YOUR INSTRUCTIONS: Using the material below, work out how many lines contain the word "this". Reply with the number and nothing more.

GIVEN RECORDS:
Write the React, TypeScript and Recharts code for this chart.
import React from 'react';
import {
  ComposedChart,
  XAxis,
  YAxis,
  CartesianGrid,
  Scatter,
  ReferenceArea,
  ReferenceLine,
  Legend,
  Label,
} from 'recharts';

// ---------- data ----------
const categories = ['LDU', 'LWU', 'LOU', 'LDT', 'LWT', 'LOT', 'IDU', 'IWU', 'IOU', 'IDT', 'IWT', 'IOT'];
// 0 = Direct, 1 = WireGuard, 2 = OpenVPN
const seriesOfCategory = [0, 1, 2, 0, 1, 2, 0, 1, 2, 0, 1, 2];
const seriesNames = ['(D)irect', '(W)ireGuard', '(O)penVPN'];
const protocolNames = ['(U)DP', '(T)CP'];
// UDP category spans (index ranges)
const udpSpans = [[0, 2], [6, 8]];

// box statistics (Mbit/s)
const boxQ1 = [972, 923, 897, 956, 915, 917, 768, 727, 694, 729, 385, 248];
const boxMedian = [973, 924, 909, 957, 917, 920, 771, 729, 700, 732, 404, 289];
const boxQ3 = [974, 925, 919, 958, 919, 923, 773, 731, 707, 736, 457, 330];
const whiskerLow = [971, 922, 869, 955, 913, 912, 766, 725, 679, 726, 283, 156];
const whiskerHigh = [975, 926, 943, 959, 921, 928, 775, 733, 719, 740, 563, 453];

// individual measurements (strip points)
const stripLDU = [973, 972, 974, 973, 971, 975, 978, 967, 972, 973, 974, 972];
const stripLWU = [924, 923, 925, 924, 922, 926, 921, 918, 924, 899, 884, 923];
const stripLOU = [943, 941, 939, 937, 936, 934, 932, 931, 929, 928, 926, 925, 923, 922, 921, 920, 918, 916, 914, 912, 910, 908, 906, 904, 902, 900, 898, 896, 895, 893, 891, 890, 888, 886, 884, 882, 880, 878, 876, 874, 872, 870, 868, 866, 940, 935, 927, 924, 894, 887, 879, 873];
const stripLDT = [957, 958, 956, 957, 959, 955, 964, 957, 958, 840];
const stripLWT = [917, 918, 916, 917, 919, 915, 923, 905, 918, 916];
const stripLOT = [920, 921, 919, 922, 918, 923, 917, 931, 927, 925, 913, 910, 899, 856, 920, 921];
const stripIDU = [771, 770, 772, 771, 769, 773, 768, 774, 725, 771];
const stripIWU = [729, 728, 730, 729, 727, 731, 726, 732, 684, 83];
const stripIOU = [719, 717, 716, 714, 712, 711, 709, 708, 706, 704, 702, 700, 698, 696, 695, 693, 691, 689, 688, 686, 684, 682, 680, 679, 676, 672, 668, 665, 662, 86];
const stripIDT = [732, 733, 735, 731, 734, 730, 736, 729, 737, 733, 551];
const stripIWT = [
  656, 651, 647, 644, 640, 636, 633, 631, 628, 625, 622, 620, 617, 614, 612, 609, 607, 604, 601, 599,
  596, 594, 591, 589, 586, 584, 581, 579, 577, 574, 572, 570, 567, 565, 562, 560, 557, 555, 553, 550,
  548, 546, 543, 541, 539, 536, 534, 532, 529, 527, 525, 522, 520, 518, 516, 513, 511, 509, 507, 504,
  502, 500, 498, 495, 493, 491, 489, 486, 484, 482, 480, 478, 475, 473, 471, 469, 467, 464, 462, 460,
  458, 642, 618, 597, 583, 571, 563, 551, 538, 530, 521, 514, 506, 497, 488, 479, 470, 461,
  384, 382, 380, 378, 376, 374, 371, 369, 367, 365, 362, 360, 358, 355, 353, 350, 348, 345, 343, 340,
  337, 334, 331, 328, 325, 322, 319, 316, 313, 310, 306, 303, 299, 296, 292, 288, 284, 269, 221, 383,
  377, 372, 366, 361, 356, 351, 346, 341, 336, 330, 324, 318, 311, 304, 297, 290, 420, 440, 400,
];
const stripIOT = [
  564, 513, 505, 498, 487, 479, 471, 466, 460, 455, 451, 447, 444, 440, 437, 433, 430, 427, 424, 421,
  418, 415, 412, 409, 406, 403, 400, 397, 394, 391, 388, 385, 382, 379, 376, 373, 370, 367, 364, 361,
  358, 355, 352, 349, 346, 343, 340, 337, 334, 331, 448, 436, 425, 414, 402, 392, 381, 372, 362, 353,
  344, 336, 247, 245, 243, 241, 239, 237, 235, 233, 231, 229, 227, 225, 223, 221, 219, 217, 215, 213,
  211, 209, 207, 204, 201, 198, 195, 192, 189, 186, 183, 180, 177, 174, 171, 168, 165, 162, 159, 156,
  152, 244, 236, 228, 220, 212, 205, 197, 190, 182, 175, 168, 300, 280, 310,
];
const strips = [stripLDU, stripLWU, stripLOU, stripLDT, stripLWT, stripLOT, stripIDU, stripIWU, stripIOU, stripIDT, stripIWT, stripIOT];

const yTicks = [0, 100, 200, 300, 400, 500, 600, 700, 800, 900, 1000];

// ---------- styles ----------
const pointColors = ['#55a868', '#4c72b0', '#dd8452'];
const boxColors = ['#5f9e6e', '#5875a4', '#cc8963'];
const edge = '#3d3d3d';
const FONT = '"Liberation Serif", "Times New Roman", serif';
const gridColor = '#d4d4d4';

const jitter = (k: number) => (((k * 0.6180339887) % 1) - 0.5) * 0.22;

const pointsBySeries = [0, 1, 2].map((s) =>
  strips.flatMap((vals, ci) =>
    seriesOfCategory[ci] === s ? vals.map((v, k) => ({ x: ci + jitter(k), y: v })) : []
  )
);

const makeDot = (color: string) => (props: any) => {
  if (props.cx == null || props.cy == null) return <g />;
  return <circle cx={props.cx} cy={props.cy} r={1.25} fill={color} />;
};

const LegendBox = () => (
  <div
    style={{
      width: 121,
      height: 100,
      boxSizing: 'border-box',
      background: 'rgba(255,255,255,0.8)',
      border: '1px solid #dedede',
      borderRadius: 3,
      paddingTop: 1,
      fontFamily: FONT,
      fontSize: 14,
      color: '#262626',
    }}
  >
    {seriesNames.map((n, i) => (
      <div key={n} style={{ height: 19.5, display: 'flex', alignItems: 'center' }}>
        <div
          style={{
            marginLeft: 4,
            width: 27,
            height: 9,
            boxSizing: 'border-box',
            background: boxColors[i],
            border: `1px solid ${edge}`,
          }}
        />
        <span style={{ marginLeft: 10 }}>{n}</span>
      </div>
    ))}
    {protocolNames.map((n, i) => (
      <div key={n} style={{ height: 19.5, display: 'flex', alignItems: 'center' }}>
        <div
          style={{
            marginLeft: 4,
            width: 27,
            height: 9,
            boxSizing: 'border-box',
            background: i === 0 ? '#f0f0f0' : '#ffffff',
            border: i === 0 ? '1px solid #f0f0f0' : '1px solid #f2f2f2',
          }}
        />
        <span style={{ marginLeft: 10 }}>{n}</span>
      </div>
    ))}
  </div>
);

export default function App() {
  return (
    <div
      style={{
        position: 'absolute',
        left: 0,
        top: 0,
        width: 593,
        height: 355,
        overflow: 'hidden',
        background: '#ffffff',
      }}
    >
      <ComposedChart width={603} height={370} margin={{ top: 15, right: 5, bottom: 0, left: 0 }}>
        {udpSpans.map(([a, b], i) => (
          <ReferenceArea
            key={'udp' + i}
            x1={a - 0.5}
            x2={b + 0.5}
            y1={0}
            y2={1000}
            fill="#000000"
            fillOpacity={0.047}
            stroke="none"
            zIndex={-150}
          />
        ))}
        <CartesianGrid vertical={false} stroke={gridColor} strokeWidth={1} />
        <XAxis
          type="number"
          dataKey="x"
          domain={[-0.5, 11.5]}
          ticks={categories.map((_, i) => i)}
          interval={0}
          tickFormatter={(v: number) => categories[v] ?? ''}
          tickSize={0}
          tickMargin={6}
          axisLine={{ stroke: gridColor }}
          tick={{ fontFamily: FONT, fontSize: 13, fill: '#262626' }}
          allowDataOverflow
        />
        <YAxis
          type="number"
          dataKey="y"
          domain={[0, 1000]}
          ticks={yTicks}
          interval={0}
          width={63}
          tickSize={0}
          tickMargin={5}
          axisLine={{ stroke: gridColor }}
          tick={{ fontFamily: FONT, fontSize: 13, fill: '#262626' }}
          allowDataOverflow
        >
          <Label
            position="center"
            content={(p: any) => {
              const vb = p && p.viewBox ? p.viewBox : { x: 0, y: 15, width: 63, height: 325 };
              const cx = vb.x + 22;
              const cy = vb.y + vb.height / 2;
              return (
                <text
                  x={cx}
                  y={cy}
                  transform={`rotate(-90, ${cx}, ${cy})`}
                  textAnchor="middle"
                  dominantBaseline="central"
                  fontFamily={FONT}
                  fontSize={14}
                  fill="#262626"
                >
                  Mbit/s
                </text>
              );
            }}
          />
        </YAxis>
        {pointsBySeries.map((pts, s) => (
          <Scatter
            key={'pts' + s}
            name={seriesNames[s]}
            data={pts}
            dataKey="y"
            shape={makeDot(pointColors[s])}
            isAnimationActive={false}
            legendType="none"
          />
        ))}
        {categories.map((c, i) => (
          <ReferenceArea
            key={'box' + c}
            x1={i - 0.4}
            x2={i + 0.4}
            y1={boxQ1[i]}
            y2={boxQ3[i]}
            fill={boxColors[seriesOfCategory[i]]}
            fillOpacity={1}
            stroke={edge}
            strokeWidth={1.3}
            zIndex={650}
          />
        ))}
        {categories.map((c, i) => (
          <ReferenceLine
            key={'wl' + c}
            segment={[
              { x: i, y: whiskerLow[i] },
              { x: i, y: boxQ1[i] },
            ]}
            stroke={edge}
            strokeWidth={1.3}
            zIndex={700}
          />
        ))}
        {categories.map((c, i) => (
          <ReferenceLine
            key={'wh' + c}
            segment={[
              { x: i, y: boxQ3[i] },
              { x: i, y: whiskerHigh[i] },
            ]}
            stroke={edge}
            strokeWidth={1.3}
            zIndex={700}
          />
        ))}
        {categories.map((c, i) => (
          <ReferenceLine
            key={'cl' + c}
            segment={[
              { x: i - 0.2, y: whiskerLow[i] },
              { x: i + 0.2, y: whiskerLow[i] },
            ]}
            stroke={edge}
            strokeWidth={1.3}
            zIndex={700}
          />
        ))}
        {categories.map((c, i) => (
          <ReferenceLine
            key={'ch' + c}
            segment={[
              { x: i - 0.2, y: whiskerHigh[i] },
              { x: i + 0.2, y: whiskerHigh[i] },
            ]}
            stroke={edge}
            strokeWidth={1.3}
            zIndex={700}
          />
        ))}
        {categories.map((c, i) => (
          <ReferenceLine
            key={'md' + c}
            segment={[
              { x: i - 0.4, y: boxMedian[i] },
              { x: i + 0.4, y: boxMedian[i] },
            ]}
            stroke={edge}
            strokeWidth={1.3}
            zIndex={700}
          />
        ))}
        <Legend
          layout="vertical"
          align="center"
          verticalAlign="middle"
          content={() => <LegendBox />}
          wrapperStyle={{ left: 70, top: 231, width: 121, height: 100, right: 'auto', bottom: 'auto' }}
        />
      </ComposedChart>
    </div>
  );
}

==

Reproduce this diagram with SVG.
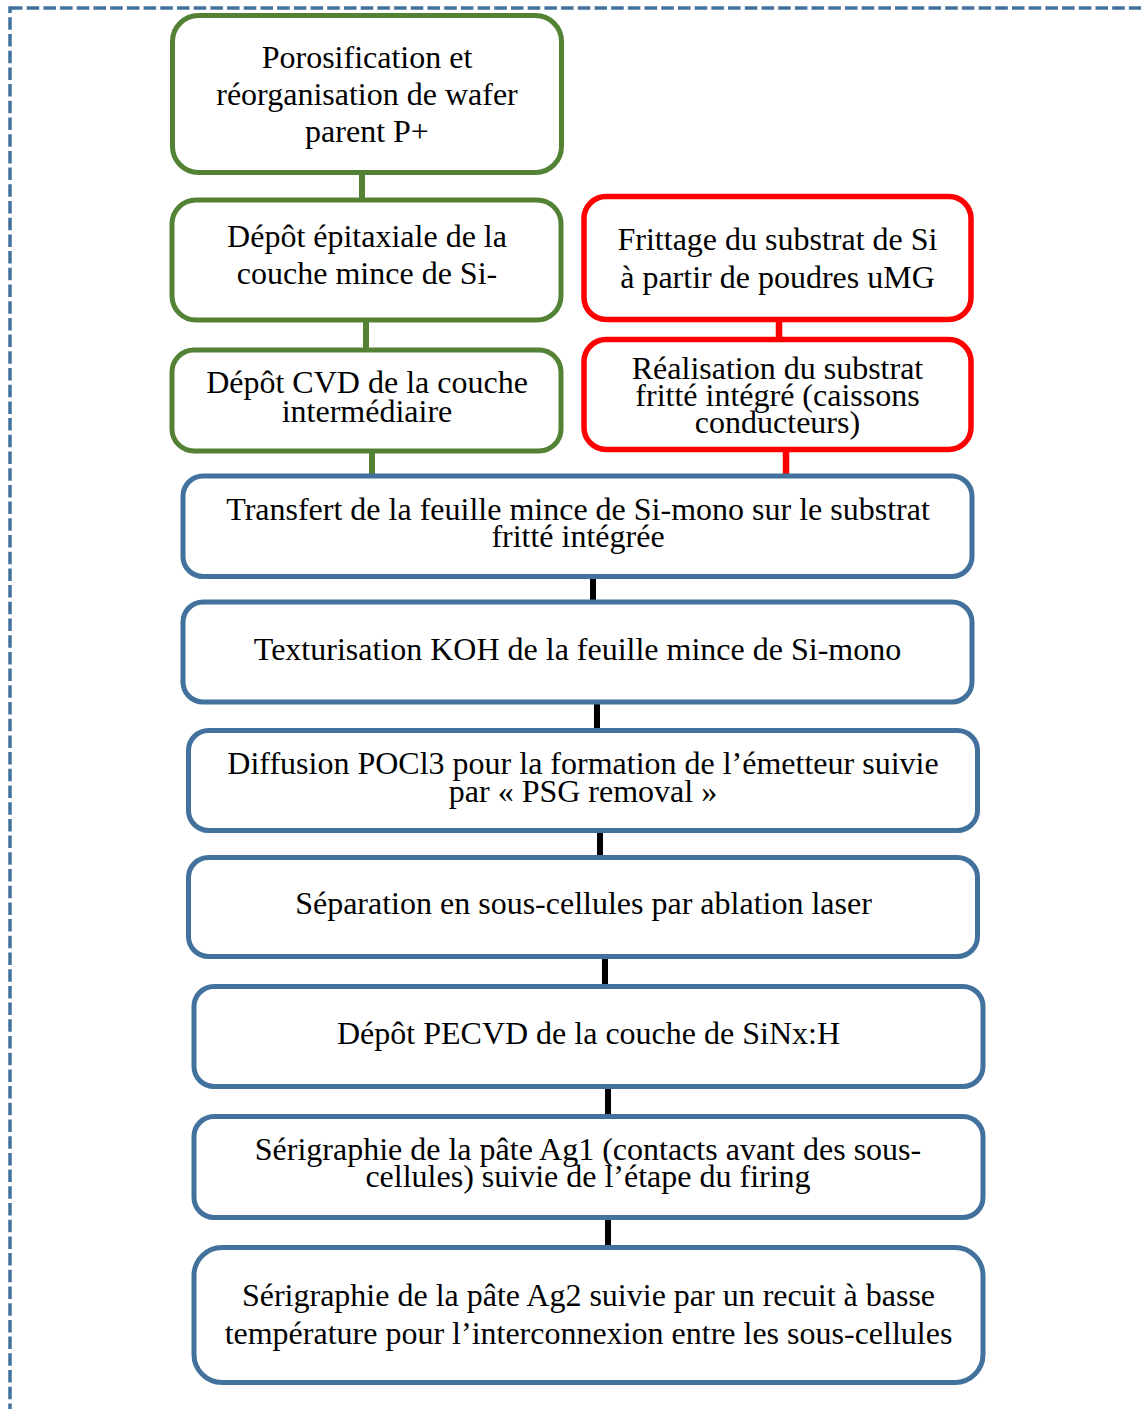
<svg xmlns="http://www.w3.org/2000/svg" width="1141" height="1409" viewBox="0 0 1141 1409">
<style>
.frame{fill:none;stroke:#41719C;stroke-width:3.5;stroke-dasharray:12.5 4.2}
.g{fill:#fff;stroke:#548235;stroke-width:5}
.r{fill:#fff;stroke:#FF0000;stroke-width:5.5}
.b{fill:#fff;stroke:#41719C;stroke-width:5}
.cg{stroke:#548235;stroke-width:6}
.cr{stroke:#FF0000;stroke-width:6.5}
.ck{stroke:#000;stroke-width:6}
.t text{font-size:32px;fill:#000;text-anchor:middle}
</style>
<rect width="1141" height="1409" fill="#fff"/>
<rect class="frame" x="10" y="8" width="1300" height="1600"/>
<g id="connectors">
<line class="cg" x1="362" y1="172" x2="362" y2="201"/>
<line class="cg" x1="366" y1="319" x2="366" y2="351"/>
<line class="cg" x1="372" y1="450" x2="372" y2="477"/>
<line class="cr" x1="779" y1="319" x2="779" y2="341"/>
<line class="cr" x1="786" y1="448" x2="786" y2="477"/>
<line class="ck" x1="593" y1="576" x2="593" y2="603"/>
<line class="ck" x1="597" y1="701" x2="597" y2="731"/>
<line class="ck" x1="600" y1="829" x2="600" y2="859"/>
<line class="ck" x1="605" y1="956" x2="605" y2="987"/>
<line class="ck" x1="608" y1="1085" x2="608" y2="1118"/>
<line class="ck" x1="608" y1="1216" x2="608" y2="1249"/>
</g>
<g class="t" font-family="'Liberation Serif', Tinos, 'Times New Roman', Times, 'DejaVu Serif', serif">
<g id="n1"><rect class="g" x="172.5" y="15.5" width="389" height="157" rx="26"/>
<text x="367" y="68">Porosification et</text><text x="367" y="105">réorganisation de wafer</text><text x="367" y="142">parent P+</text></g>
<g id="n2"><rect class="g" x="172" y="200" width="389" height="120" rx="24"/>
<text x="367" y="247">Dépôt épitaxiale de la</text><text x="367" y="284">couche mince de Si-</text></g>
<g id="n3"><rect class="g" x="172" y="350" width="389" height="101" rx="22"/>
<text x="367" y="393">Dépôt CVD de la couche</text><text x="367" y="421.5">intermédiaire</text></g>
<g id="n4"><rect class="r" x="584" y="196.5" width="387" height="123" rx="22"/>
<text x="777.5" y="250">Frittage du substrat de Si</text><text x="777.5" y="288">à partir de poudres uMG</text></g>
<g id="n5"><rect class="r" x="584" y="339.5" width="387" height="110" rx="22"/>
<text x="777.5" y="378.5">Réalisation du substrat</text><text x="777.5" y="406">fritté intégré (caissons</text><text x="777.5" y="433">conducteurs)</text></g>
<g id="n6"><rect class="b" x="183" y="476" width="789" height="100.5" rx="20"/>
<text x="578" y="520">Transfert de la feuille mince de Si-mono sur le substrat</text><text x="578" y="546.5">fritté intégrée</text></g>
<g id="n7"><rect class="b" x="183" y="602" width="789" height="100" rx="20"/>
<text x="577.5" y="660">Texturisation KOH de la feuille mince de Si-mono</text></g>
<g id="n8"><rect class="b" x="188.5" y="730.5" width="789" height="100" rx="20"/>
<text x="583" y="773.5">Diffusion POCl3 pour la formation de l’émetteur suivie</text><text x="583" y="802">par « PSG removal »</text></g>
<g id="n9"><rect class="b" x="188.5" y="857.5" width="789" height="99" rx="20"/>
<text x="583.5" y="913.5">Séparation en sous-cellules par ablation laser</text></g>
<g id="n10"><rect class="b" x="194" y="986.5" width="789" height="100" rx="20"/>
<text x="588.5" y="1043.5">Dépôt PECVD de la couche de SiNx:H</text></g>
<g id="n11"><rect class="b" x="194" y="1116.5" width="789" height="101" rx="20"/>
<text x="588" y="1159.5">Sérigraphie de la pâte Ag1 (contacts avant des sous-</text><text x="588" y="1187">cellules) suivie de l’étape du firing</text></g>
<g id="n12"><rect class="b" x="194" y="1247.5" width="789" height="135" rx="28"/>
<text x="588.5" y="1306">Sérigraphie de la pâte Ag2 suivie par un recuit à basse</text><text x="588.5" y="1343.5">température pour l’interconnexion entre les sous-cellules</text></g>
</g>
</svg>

--

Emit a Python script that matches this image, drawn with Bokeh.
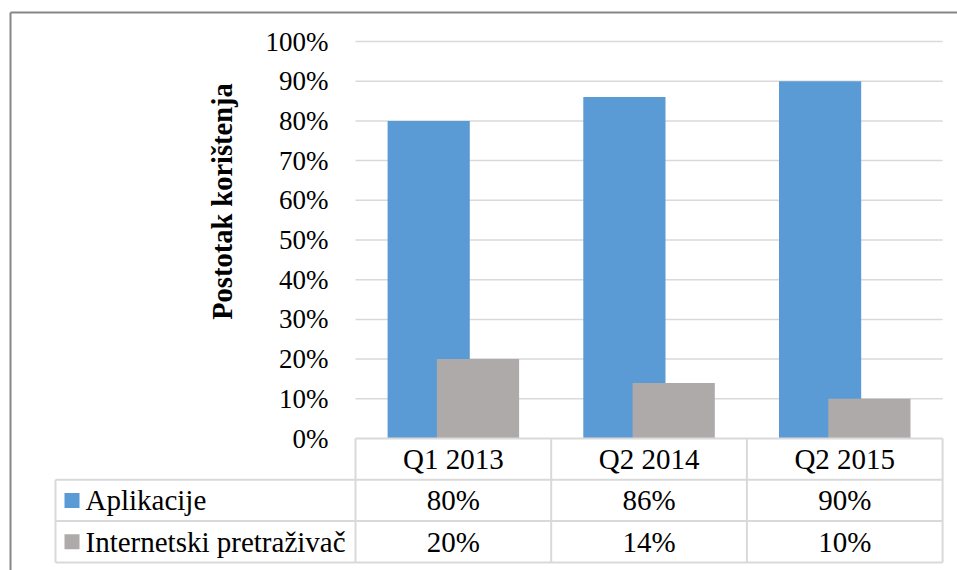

WRITTEN RESPONSE: 3